A final part of the journey that needs mentioning is the material I was reading at the time. The night before the event I read the section of Carlos Castaneda’s work The Teachings of Don Juan on the four obstacles to knowledge, the first of which happens to be fear. Some might say I am simply projecting my reading at the time onto the event that transpired later, and on a rational level I would agree with them. But reason only serves to explain a small part of our existence. Perhaps the reading unlocked a little bit of awareness that combined with all the other things mentioned above to create a perfect situation for Fear to leave me in a single instant. In any case, it did leave me, and I have grown stronger in knowledge as a result. Now if I can only get over that second obstacle that is currently holding me back. Read on if you are interested in finding out more.

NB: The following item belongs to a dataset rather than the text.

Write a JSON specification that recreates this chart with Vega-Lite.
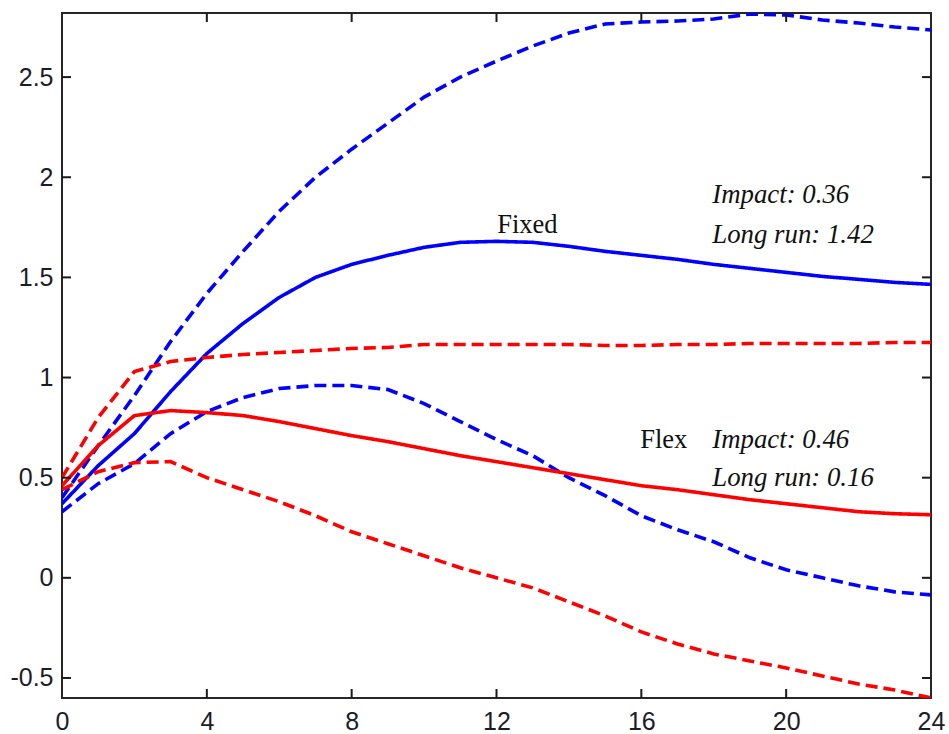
{
  "$schema": "https://vega.github.io/schema/vega-lite/v6.json",
  "width": 869,
  "height": 685,
  "autosize": {"type": "none"},
  "padding": {"left": 62, "top": 13, "right": 18, "bottom": 36},
  "background": "white",
  "config": {
    "view": {"stroke": "#262626", "strokeWidth": 2},
    "axis": {
      "domain": false,
      "grid": false,
      "ticks": false,
      "labelFont": "Liberation Sans",
      "labelFontSize": 25,
      "labelColor": "#1c1c28"
    }
  },
  "datasets": {
    "irf": [
      {"t": 0, "Fixed": 0.37, "FixedUpper": 0.40, "FixedLower": 0.33, "Flex": 0.46, "FlexUpper": 0.50, "FlexLower": 0.44},
      {"t": 1, "Fixed": 0.56, "FixedUpper": 0.66, "FixedLower": 0.47, "Flex": 0.66, "FlexUpper": 0.80, "FlexLower": 0.53},
      {"t": 2, "Fixed": 0.72, "FixedUpper": 0.91, "FixedLower": 0.57, "Flex": 0.81, "FlexUpper": 1.03, "FlexLower": 0.575},
      {"t": 3, "Fixed": 0.93, "FixedUpper": 1.18, "FixedLower": 0.72, "Flex": 0.835, "FlexUpper": 1.08, "FlexLower": 0.58},
      {"t": 4, "Fixed": 1.12, "FixedUpper": 1.42, "FixedLower": 0.83, "Flex": 0.825, "FlexUpper": 1.10, "FlexLower": 0.50},
      {"t": 5, "Fixed": 1.27, "FixedUpper": 1.63, "FixedLower": 0.90, "Flex": 0.81, "FlexUpper": 1.115, "FlexLower": 0.44},
      {"t": 6, "Fixed": 1.40, "FixedUpper": 1.83, "FixedLower": 0.945, "Flex": 0.78, "FlexUpper": 1.125, "FlexLower": 0.38},
      {"t": 7, "Fixed": 1.50, "FixedUpper": 2.00, "FixedLower": 0.96, "Flex": 0.745, "FlexUpper": 1.135, "FlexLower": 0.31},
      {"t": 8, "Fixed": 1.565, "FixedUpper": 2.14, "FixedLower": 0.96, "Flex": 0.71, "FlexUpper": 1.145, "FlexLower": 0.23},
      {"t": 9, "Fixed": 1.61, "FixedUpper": 2.27, "FixedLower": 0.94, "Flex": 0.68, "FlexUpper": 1.15, "FlexLower": 0.17},
      {"t": 10, "Fixed": 1.65, "FixedUpper": 2.40, "FixedLower": 0.87, "Flex": 0.645, "FlexUpper": 1.165, "FlexLower": 0.11},
      {"t": 11, "Fixed": 1.675, "FixedUpper": 2.50, "FixedLower": 0.78, "Flex": 0.61, "FlexUpper": 1.165, "FlexLower": 0.05},
      {"t": 12, "Fixed": 1.68, "FixedUpper": 2.58, "FixedLower": 0.69, "Flex": 0.58, "FlexUpper": 1.165, "FlexLower": 0.0},
      {"t": 13, "Fixed": 1.675, "FixedUpper": 2.655, "FixedLower": 0.61, "Flex": 0.55, "FlexUpper": 1.165, "FlexLower": -0.05},
      {"t": 14, "Fixed": 1.655, "FixedUpper": 2.72, "FixedLower": 0.50, "Flex": 0.52, "FlexUpper": 1.165, "FlexLower": -0.12},
      {"t": 15, "Fixed": 1.63, "FixedUpper": 2.765, "FixedLower": 0.41, "Flex": 0.49, "FlexUpper": 1.16, "FlexLower": -0.19},
      {"t": 16, "Fixed": 1.61, "FixedUpper": 2.775, "FixedLower": 0.31, "Flex": 0.46, "FlexUpper": 1.16, "FlexLower": -0.27},
      {"t": 17, "Fixed": 1.59, "FixedUpper": 2.78, "FixedLower": 0.24, "Flex": 0.44, "FlexUpper": 1.165, "FlexLower": -0.33},
      {"t": 18, "Fixed": 1.565, "FixedUpper": 2.79, "FixedLower": 0.18, "Flex": 0.415, "FlexUpper": 1.165, "FlexLower": -0.38},
      {"t": 19, "Fixed": 1.545, "FixedUpper": 2.815, "FixedLower": 0.10, "Flex": 0.39, "FlexUpper": 1.17, "FlexLower": -0.415},
      {"t": 20, "Fixed": 1.525, "FixedUpper": 2.81, "FixedLower": 0.04, "Flex": 0.37, "FlexUpper": 1.17, "FlexLower": -0.45},
      {"t": 21, "Fixed": 1.505, "FixedUpper": 2.785, "FixedLower": 0.0, "Flex": 0.35, "FlexUpper": 1.17, "FlexLower": -0.49},
      {"t": 22, "Fixed": 1.49, "FixedUpper": 2.77, "FixedLower": -0.04, "Flex": 0.33, "FlexUpper": 1.17, "FlexLower": -0.53},
      {"t": 23, "Fixed": 1.475, "FixedUpper": 2.75, "FixedLower": -0.07, "Flex": 0.32, "FlexUpper": 1.175, "FlexLower": -0.56},
      {"t": 24, "Fixed": 1.465, "FixedUpper": 2.735, "FixedLower": -0.085, "Flex": 0.315, "FlexUpper": 1.175, "FlexLower": -0.6}
    ]
  },
  "layer": [
    {
      "data": {"name": "irf"},
      "transform": [
        {"fold": ["FixedUpper", "FixedLower", "Fixed", "FlexUpper", "FlexLower", "Flex"], "as": ["series", "value"]}
      ],
      "mark": {"type": "line", "strokeWidth": 3.6, "clip": true, "strokeCap": "butt"},
      "encoding": {
        "x": {
          "field": "t", "type": "quantitative", "title": null,
          "scale": {"domain": [0, 24], "nice": false, "zero": false},
          "axis": {"orient": "bottom", "values": [0, 4, 8, 12, 16, 20, 24], "labelPadding": 11, "labelFlush": false}
        },
        "y": {
          "field": "value", "type": "quantitative", "title": null,
          "scale": {"domain": [-0.6, 2.82], "nice": false, "zero": false},
          "axis": {
            "orient": "left",
            "values": [-0.5, 0, 0.5, 1, 1.5, 2, 2.5],
            "labelPadding": 9,
            "labelExpr": "datum.value < 0 ? '-' + format(-datum.value, '~g') : format(datum.value, '~g')"
          }
        },
        "color": {
          "field": "series", "type": "nominal",
          "scale": {
            "domain": ["FixedUpper", "FixedLower", "Fixed", "FlexUpper", "FlexLower", "Flex"],
            "range": ["#0000ff", "#0000ff", "#0000ff", "#ff0000", "#ff0000", "#ff0000"]
          },
          "legend": null
        },
        "strokeDash": {
          "field": "series", "type": "nominal",
          "scale": {
            "domain": ["FixedUpper", "FixedLower", "Fixed", "FlexUpper", "FlexLower", "Flex"],
            "range": [[12, 6], [12, 6], [1, 0], [12, 6], [12, 6], [1, 0]]
          },
          "legend": null
        }
      }
    },
    {
      "data": {"values": [
        {"t": 0, "value": -0.5}, {"t": 0, "value": 0}, {"t": 0, "value": 0.5}, {"t": 0, "value": 1},
        {"t": 0, "value": 1.5}, {"t": 0, "value": 2}, {"t": 0, "value": 2.5},
        {"t": 24, "value": -0.5}, {"t": 24, "value": 0}, {"t": 24, "value": 0.5}, {"t": 24, "value": 1},
        {"t": 24, "value": 1.5}, {"t": 24, "value": 2}, {"t": 24, "value": 2.5}
      ]},
      "mark": {"type": "tick", "orient": "horizontal", "size": 18, "thickness": 2, "color": "#1a1a1a", "clip": true, "opacity": 1},
      "encoding": {
        "x": {"field": "t", "type": "quantitative", "scale": {"domain": [0, 24], "nice": false, "zero": false}},
        "y": {"field": "value", "type": "quantitative", "scale": {"domain": [-0.6, 2.82], "nice": false, "zero": false}}
      }
    },
    {
      "data": {"values": [
        {"t": 4, "value": -0.6}, {"t": 8, "value": -0.6}, {"t": 12, "value": -0.6}, {"t": 16, "value": -0.6}, {"t": 20, "value": -0.6},
        {"t": 4, "value": 2.82}, {"t": 8, "value": 2.82}, {"t": 12, "value": 2.82}, {"t": 16, "value": 2.82}, {"t": 20, "value": 2.82}
      ]},
      "mark": {"type": "tick", "orient": "vertical", "size": 18, "thickness": 2, "color": "#1a1a1a", "clip": true, "opacity": 1},
      "encoding": {
        "x": {"field": "t", "type": "quantitative", "scale": {"domain": [0, 24], "nice": false, "zero": false}},
        "y": {"field": "value", "type": "quantitative", "scale": {"domain": [-0.6, 2.82], "nice": false, "zero": false}}
      }
    },
    {
      "data": {"values": [
        {"t": 12.02, "value": 1.72, "label": "Fixed"},
        {"t": 15.97, "value": 0.65, "label": "Flex"}
      ]},
      "mark": {"type": "text", "font": "Liberation Serif", "fontSize": 26.5, "align": "left", "baseline": "alphabetic", "color": "#111111"},
      "encoding": {
        "x": {"field": "t", "type": "quantitative", "scale": {"domain": [0, 24], "nice": false, "zero": false}},
        "y": {"field": "value", "type": "quantitative", "scale": {"domain": [-0.6, 2.82], "nice": false, "zero": false}},
        "text": {"field": "label"}
      }
    },
    {
      "data": {"values": [
        {"t": 17.96, "value": 1.87, "label": "Impact: 0.36"},
        {"t": 17.96, "value": 1.67, "label": "Long run: 1.42"},
        {"t": 17.96, "value": 0.65, "label": "Impact: 0.46"},
        {"t": 17.96, "value": 0.46, "label": "Long run: 0.16"}
      ]},
      "mark": {"type": "text", "font": "Liberation Serif", "fontStyle": "italic", "fontSize": 26.8, "align": "left", "baseline": "alphabetic", "color": "#111111"},
      "encoding": {
        "x": {"field": "t", "type": "quantitative", "scale": {"domain": [0, 24], "nice": false, "zero": false}},
        "y": {"field": "value", "type": "quantitative", "scale": {"domain": [-0.6, 2.82], "nice": false, "zero": false}},
        "text": {"field": "label"}
      }
    }
  ]
}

Have you lost Fear? Confronted any of the other obstacles to knowledge? What challenges have you encountered, and how have you overcome them? Share your stories in the comments section, and productive week ahead!
- Single Mother: Perspectives from Two Continents
- 東京ビーチ Tokyo Beach
Good read and food for thought! I am learning to embrace “groundlessness” these days, leaning into uncertainty instead of fearing it.
I like the way you say “leaning into it”. Uncertainty surrounds us – it makes up close to 100% of the world. By leaning into that world of the unknown, we can eventually take steps into it, and begin to perceive and understand a small part of it.
Enjoyed this piece, but I didn’t understand one part. It sounds like the moment that fear left you was a moment of great fear. Is that right?
It appears that way, but I would say it was something more than just fear. It differed from typical modern-day fearful situations, where we hesitate, worry, or hide from what needs to be done. That day was more like a primal fear, where survival depended on my departure from that area. In retrospect I think it was what Don Juan would call a “cubic centimeter of chance” – a fleeting but life-altering opportunity, if only we have the presence of mind and body to reach out and take it. I think that ringing in my ear alerted to me that I had the opportunity to leave my great fears in life behind right then and there, and through all I had done in the lead-up to that moment – the isolation, immersion in nature, bodily strain – I was able to seize that opportunity.